-- BEGIN Data lines --

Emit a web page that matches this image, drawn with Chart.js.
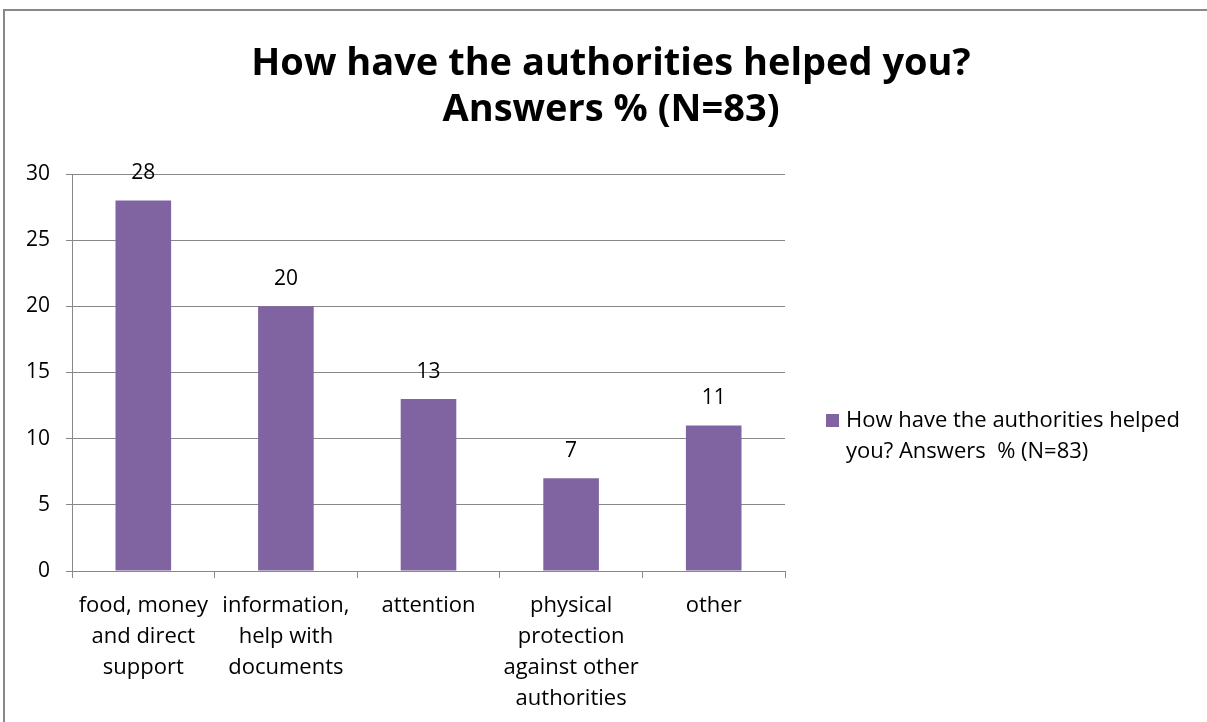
<!DOCTYPE html>
<html>
<head>
<meta charset="utf-8">
<script src="https://cdn.jsdelivr.net/npm/chart.js@4"></script>
<style>
html, body { margin: 0; padding: 0; background: #fff; }
</style>
</head>
<body>
<canvas id="chart" width="1207" height="722"></canvas>
<script>
const categories = [
  ["food, money", "and direct", "support"],
  ["information,", "help with", "documents"],
  ["attention"],
  ["physical", "protection", "against other", "authorities"],
  ["other"]
];
const values = [28, 20, 13, 7, 11];
const seriesName = "How have the authorities helped you? Answers  % (N=83)";
const legendLines = ["How have the authorities helped", "you? Answers  % (N=83)"];
const titleLines = ["How have the authorities helped you?", "Answers % (N=83)"];
const yMin = 0, yMax = 30, yStep = 5;

const fontFamily = "'Open Sans', Lato, sans-serif";
const barColor = '#8064A2';
const gridColor = '#888888';

// frame around the whole chart (only top and left edges show)
const framePlugin = {
  id: 'frame',
  beforeDraw(chart) {
    const ctx = chart.ctx;
    ctx.save();
    ctx.fillStyle = '#fff';
    ctx.fillRect(0, 0, chart.width, chart.height);
    ctx.strokeStyle = '#888';
    ctx.lineWidth = 2;
    ctx.beginPath();
    ctx.moveTo(4, chart.height);
    ctx.lineTo(4, 10);
    ctx.lineTo(chart.width, 10);
    ctx.stroke();
    ctx.restore();
  }
};

// two-line title centred over the whole chart
const bigTitle = {
  id: 'bigTitle',
  afterDraw(chart) {
    const ctx = chart.ctx;
    ctx.save();
    ctx.font = 'bold 38px ' + fontFamily;
    ctx.fillStyle = '#000';
    ctx.textAlign = 'center';
    ctx.textBaseline = 'alphabetic';
    titleLines.forEach((line, i) => {
      ctx.fillText(line, 611, 75 + i * 46);
    });
    ctx.restore();
  }
};

// value labels above bars
const barLabels = {
  id: 'barLabels',
  afterDatasetsDraw(chart) {
    const ctx = chart.ctx;
    const meta = chart.getDatasetMeta(0);
    ctx.save();
    ctx.font = '21px ' + fontFamily;
    ctx.fillStyle = '#000';
    ctx.textAlign = 'center';
    ctx.textBaseline = 'middle';
    meta.data.forEach((bar, i) => {
      ctx.fillText(chart.data.datasets[0].data[i], bar.x, bar.y - 27);
    });
    ctx.restore();
  }
};

// legend to the right, text wrapped on two lines
const sideLegend = {
  id: 'sideLegend',
  afterDraw(chart) {
    const ctx = chart.ctx;
    const area = chart.chartArea;
    const x = area.right + 41;
    const y = area.top + 240;
    ctx.save();
    ctx.fillStyle = barColor;
    ctx.fillRect(x, y, 13, 13);
    ctx.font = '22px ' + fontFamily;
    ctx.fillStyle = '#000';
    ctx.textAlign = 'left';
    ctx.textBaseline = 'middle';
    legendLines.forEach((line, i) => {
      ctx.fillText(line, x + 20, y + 7 + i * 31);
    });
    ctx.restore();
  }
};

new Chart(document.getElementById('chart'), {
  type: 'bar',
  data: {
    labels: categories,
    datasets: [{
      label: seriesName,
      data: values,
      backgroundColor: barColor,
      borderWidth: 0,
      barPercentage: 0.39,
      categoryPercentage: 1
    }]
  },
  options: {
    responsive: false,
    animation: false,
    layout: {
      padding: { left: 0, right: 422, top: 174, bottom: 0 }
    },
    plugins: {
      legend: { display: false },
      tooltip: { enabled: false },
      title: { display: false }
    },
    scales: {
      y: {
        min: yMin,
        max: yMax,
        afterFit(scale) { scale.width = 72; },
        ticks: {
          stepSize: yStep,
          color: '#000',
          padding: 16,
          font: { family: fontFamily, size: 21 }
        },
        grid: { color: gridColor, tickLength: 6, drawTicks: true },
        border: { display: true, color: gridColor }
      },
      x: {
        afterFit(scale) { scale.height = 151; },
        ticks: {
          color: '#000',
          padding: 12,
          maxRotation: 0,
          autoSkip: false,
          font: { family: fontFamily, size: 22, lineHeight: '31px' }
        },
        grid: { drawOnChartArea: false, color: gridColor, tickLength: 7, offset: true },
        border: { display: true, color: gridColor }
      }
    }
  },
  plugins: [framePlugin, bigTitle, barLabels, sideLegend]
});
</script>
</body>
</html>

-- END Data lines --

■ Task requirements: Output a faithful copy of the data, with each picture left out.

■ Answer to this exercise:
Emit a web page that matches this image, drawn with Chart.js.
<!DOCTYPE html>
<html>
<head>
<meta charset="utf-8">
<script src="https://cdn.jsdelivr.net/npm/chart.js@4"></script>
<style>
html, body { margin: 0; padding: 0; background: #fff; }
</style>
</head>
<body>
<canvas id="chart" width="1207" height="722"></canvas>
<script>
const categories = [
  ["food, money", "and direct", "support"],
  ["information,", "help with", "documents"],
  ["attention"],
  ["physical", "protection", "against other", "authorities"],
  ["other"]
];
const values = [28, 20, 13, 7, 11];
const seriesName = "How have the authorities helped you? Answers  % (N=83)";
const legendLines = ["How have the authorities helped", "you? Answers  % (N=83)"];
const titleLines = ["How have the authorities helped you?", "Answers % (N=83)"];
const yMin = 0, yMax = 30, yStep = 5;

const fontFamily = "'Open Sans', Lato, sans-serif";
const barColor = '#8064A2';
const gridColor = '#888888';

// frame around the whole chart (only top and left edges show)
const framePlugin = {
  id: 'frame',
  beforeDraw(chart) {
    const ctx = chart.ctx;
    ctx.save();
    ctx.fillStyle = '#fff';
    ctx.fillRect(0, 0, chart.width, chart.height);
    ctx.strokeStyle = '#888';
    ctx.lineWidth = 2;
    ctx.beginPath();
    ctx.moveTo(4, chart.height);
    ctx.lineTo(4, 10);
    ctx.lineTo(chart.width, 10);
    ctx.stroke();
    ctx.restore();
  }
};

// two-line title centred over the whole chart
const bigTitle = {
  id: 'bigTitle',
  afterDraw(chart) {
    const ctx = chart.ctx;
    ctx.save();
    ctx.font = 'bold 38px ' + fontFamily;
    ctx.fillStyle = '#000';
    ctx.textAlign = 'center';
    ctx.textBaseline = 'alphabetic';
    titleLines.forEach((line, i) => {
      ctx.fillText(line, 611, 75 + i * 46);
    });
    ctx.restore();
  }
};

// value labels above bars
const barLabels = {
  id: 'barLabels',
  afterDatasetsDraw(chart) {
    const ctx = chart.ctx;
    const meta = chart.getDatasetMeta(0);
    ctx.save();
    ctx.font = '21px ' + fontFamily;
    ctx.fillStyle = '#000';
    ctx.textAlign = 'center';
    ctx.textBaseline = 'middle';
    meta.data.forEach((bar, i) => {
      ctx.fillText(chart.data.datasets[0].data[i], bar.x, bar.y - 27);
    });
    ctx.restore();
  }
};

// legend to the right, text wrapped on two lines
const sideLegend = {
  id: 'sideLegend',
  afterDraw(chart) {
    const ctx = chart.ctx;
    const area = chart.chartArea;
    const x = area.right + 41;
    const y = area.top + 240;
    ctx.save();
    ctx.fillStyle = barColor;
    ctx.fillRect(x, y, 13, 13);
    ctx.font = '22px ' + fontFamily;
    ctx.fillStyle = '#000';
    ctx.textAlign = 'left';
    ctx.textBaseline = 'middle';
    legendLines.forEach((line, i) => {
      ctx.fillText(line, x + 20, y + 7 + i * 31);
    });
    ctx.restore();
  }
};

new Chart(document.getElementById('chart'), {
  type: 'bar',
  data: {
    labels: categories,
    datasets: [{
      label: seriesName,
      data: values,
      backgroundColor: barColor,
      borderWidth: 0,
      barPercentage: 0.39,
      categoryPercentage: 1
    }]
  },
  options: {
    responsive: false,
    animation: false,
    layout: {
      padding: { left: 0, right: 422, top: 174, bottom: 0 }
    },
    plugins: {
      legend: { display: false },
      tooltip: { enabled: false },
      title: { display: false }
    },
    scales: {
      y: {
        min: yMin,
        max: yMax,
        afterFit(scale) { scale.width = 72; },
        ticks: {
          stepSize: yStep,
          color: '#000',
          padding: 16,
          font: { family: fontFamily, size: 21 }
        },
        grid: { color: gridColor, tickLength: 6, drawTicks: true },
        border: { display: true, color: gridColor }
      },
      x: {
        afterFit(scale) { scale.height = 151; },
        ticks: {
          color: '#000',
          padding: 12,
          maxRotation: 0,
          autoSkip: false,
          font: { family: fontFamily, size: 22, lineHeight: '31px' }
        },
        grid: { drawOnChartArea: false, color: gridColor, tickLength: 7, offset: true },
        border: { display: true, color: gridColor }
      }
    }
  },
  plugins: [framePlugin, bigTitle, barLabels, sideLegend]
});
</script>
</body>
</html>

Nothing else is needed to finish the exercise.